1 JULY 1972, Page 33

Ballet

Elusive Makarova

Ko in Y OUng A woman is only a woman, but a good cigar is a smoke. There were times, however, in her Covent Garden debut as Giselle when Natalia Makarova defied the accuracy of this unchivalrous Kiplingesque observation. Particularly in her first meeting with Albrecht in the graveside glade of Act 2, she moved like a wraith, with all the lightness of a Passing Cloud. The stage around her in the curtain calls looked like Floral Hall in its days of abundance, and she has since been hailed in the public prints as

unrivalled' and 'a genius.'

She is not the most beautiful of prima ballerinas. The most noticeable feature of her oval face is her astonishingly large and prominent set of teeth, and her body is so thinly fleshed that she can only be described as knobbly. Sometimes the lighting unflatteringly creates the illusion that her limbs are really a series of joints tied together with rope.

Considering her diminutive stature and frailty, her strength as a dancer is amazing. She remains, however, an elusive personality. When she fled the Kirov troupe in London in 1970, she managed to disappear without trace for days. The world in general is little the wiser about her motivations and character now. As a press interviewee, she is an expert in saying nothing. Sadly I find her dancing similarly uncommunicative.

I particularly do not like her in Giselle where her Act 1 interpretation seems at variance with what the ballet-makers intended. I believe that she prepares for performances in this role by listening to other music, like, for example, Bach's violin and oboe concerto. She certainly does not have much sympathy for Adam. Having slowed Lanchbery and the orchestra to a grindingly halting pace, she still managed to drag languidly behind — showing great virtuosity in technique, no doubt, but little regard for the ballet.

It strained one's credulity that this Giselle's mother should come out of their cottage with dire warnings about headstrong, frolicsome dancing, and Giselle's giddy spell, in this context of extremely varied paces, became an unintelligible incident. This was not an innocent village maiden who thought she had found Prince Charming in a peasant: it was a sophisticated, calculatingly flirtatious woman of the world who might, one felt, have recognised Loys for his true worth, and only gone mad with frustration at having her scheme to seduce him wrecked by Bathilde.
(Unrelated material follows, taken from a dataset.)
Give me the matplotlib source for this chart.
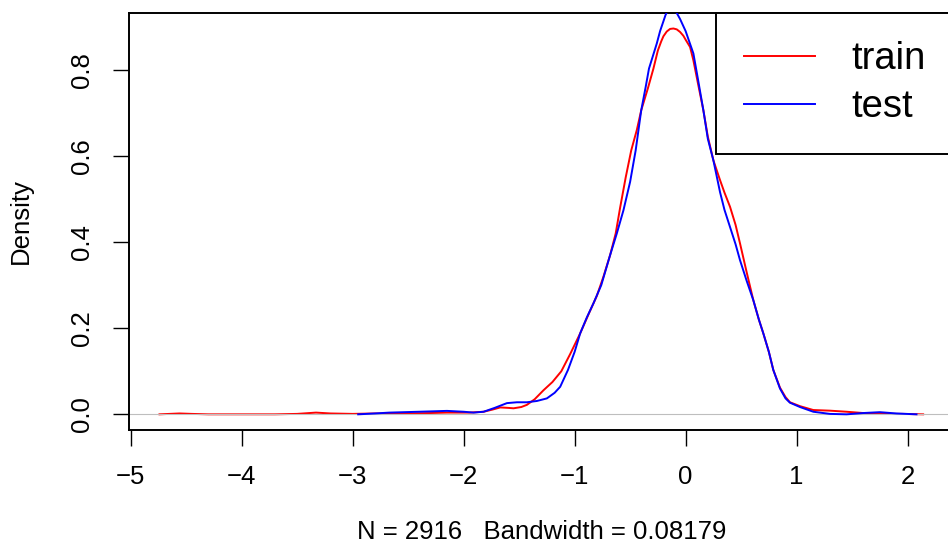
import numpy as np
import matplotlib
matplotlib.use("Agg")
import matplotlib.pyplot as plt

plt.rcParams['font.family'] = ['Liberation Sans', 'DejaVu Sans']

# density curves (x, density)
train_x = [-4.74, -4.65, -4.56, -4.45, -4.3, -4.0, -3.7, -3.5, -3.33, -3.2, -3.0, -2.8,
           -2.5, -2.3, -2.15, -1.95, -1.82, -1.74, -1.67, -1.6, -1.55, -1.48, -1.43, -1.36,
           -1.28, -1.2, -1.12, -1.04, -0.95, -0.87, -0.8, -0.74, -0.68, -0.63, -0.59, -0.54,
           -0.49, -0.44, -0.40, -0.34, -0.29, -0.25, -0.22, -0.20, -0.17, -0.14, -0.11, -0.08,
           -0.05, -0.02, 0.0, 0.04, 0.07, 0.11, 0.16, 0.20, 0.25, 0.31, 0.35, 0.40, 0.45, 0.49,
           0.55, 0.61, 0.66, 0.70, 0.75, 0.79, 0.85, 0.90, 0.94, 1.03, 1.15, 1.30, 1.45, 1.60,
           1.75, 1.95, 2.14]
train_y = [0.0, 0.001, 0.002, 0.001, 0.0, 0.0, 0.0, 0.001, 0.004, 0.002, 0.001, 0.002,
           0.002, 0.003, 0.004, 0.004, 0.006, 0.011, 0.016, 0.015, 0.014, 0.017, 0.022, 0.035,
           0.056, 0.075, 0.10, 0.14, 0.188, 0.235, 0.275, 0.32, 0.37, 0.42, 0.48, 0.55,
           0.613, 0.66, 0.706, 0.757, 0.803, 0.845, 0.866, 0.878, 0.889, 0.895, 0.896, 0.894,
           0.888, 0.879, 0.870, 0.853, 0.822, 0.77, 0.706, 0.645, 0.59, 0.544, 0.515, 0.482, 0.44, 0.397,
           0.33, 0.265, 0.22, 0.188, 0.145, 0.103, 0.062, 0.04, 0.028, 0.019, 0.010, 0.0085, 0.006, 0.003,
           0.001, 0.001, 0.0]

test_x = [-2.95, -2.8, -2.67, -2.4, -2.15, -2.0, -1.91, -1.82, -1.72, -1.61, -1.52, -1.43,
          -1.34, -1.25, -1.18, -1.13, -1.06, -1.0, -0.95, -0.89, -0.83, -0.76, -0.68, -0.62,
          -0.56, -0.50, -0.45, -0.40, -0.36, -0.33, -0.26, -0.23, -0.18, -0.155, -0.13, -0.105,
          -0.08, -0.05, 0.0, 0.07, 0.11, 0.16, 0.20, 0.25, 0.31, 0.35, 0.40, 0.45, 0.49, 0.55,
          0.61, 0.66, 0.70, 0.75, 0.79, 0.85, 0.90, 0.94, 1.03, 1.15, 1.30, 1.45, 1.60, 1.75,
          1.9, 2.08]
test_y = [0.0, 0.002, 0.004, 0.006, 0.008, 0.006, 0.004, 0.006, 0.015, 0.026, 0.028, 0.028,
          0.031, 0.037, 0.05, 0.064, 0.103, 0.145, 0.188, 0.225, 0.258, 0.30, 0.37, 0.42,
          0.474, 0.54, 0.613, 0.706, 0.76, 0.803, 0.861, 0.89, 0.928, 0.940, 0.944, 0.940,
          0.932, 0.918, 0.89, 0.838, 0.78, 0.706, 0.64, 0.59, 0.516, 0.475, 0.435, 0.395, 0.358, 0.31,
          0.265, 0.22, 0.188, 0.145, 0.103, 0.06, 0.037, 0.027, 0.017, 0.006, 0.001, 0.0, 0.003, 0.005,
          0.002, 0.0]

x_ticks = [-5, -4, -3, -2, -1, 0, 1, 2]
y_ticks = [0.0, 0.2, 0.4, 0.6, 0.8]
x_label = "N = 2916   Bandwidth = 0.08179"
labels = ["train", "test"]

W, H = 948, 553
fig = plt.figure(figsize=(W / 100, H / 100), dpi=100)
# R-style plot region, right edge falls just outside the image
left, right, top, bottom = 129.3, 953.9, 13, 430
ax = fig.add_axes([left / W, (H - bottom) / H, (right - left) / W, (bottom - top) / H])

ax.plot(train_x, train_y, color='red', lw=1.4, zorder=2, label=labels[0])
ax.axhline(0, color='#BEBEBE', lw=0.8, zorder=2.5)
ax.plot(test_x, test_y, color='blue', lw=1.4, zorder=3, label=labels[1])

ax.set_xlim(-5.012, 2.417)
ax.set_ylim(-0.0364, 0.932)
ax.set_xticks(x_ticks)
ax.set_xticklabels([str(t) if t >= 0 else '\u2212' + str(-t) for t in x_ticks])
ax.set_yticks(y_ticks)
ax.set_yticklabels(["%.1f" % t for t in y_ticks], rotation=90, va='center')

for s in ax.spines.values():
    s.set_linewidth(1.4)
    s.set_color('black')

ax.tick_params(axis='both', direction='out', length=11.5, width=1.0,
               labelsize=18.5, colors='black')
ax.tick_params(axis='x', pad=14)
ax.tick_params(axis='y', pad=14)

ax.set_xlabel(x_label, fontsize=18.5, labelpad=22)
ax.set_ylabel("Density", fontsize=18.5, labelpad=27)

leg = ax.legend(loc='upper right', bbox_to_anchor=(1, 1), borderaxespad=0,
                fontsize=27.5, frameon=True, fancybox=False, handlelength=1.85,
                handletextpad=0.95, borderpad=0.74, labelspacing=0.32)
leg.get_frame().set_edgecolor('black')
leg.get_frame().set_linewidth(1.4)
leg.get_frame().set_alpha(1)

fig.savefig("out.png", dpi=100)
Act 2 was better, because Makarova does have a spiritual, ethereal quality of lightness which suits this transmogrification. She also has a Russian daring, which makes, for example, her inductory spin when Myrtha lifts her veil a breathtaking experience. It was a performance with star quality, but charged with scant emotion and no romantic feeling. Dowell made a splendid Albrecht, Drew a convincing Hilarion, and Bergsma gave a good account of Myrtha in a contrasting style which went uncomfortably alongside that of the guest artist.
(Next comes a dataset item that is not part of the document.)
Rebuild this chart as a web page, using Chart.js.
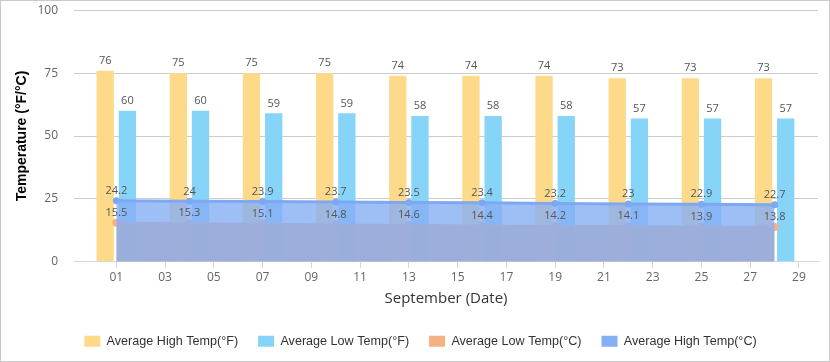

Because of accident and her American commitments, a televised extract from Swan Lake with Nureyev had hitherto been our only‘chance to see Makarova in Britain since the Kirov tour from which she abruptly dissociated herself. When that was filmed she had been threatened with assassination, and her performance, understandably, was shaky. There was none of that on Tuesday night, when she had the more stolid support of Donald MacLeary and danced the steps with faultless precision. Tchaikovsky Miss Makarova does find sufficiently profound, but her interpretation retains a quality of surrealist aloofness qualifying the passionate, romantic involvement at which Covent Garden's dancers usually aim.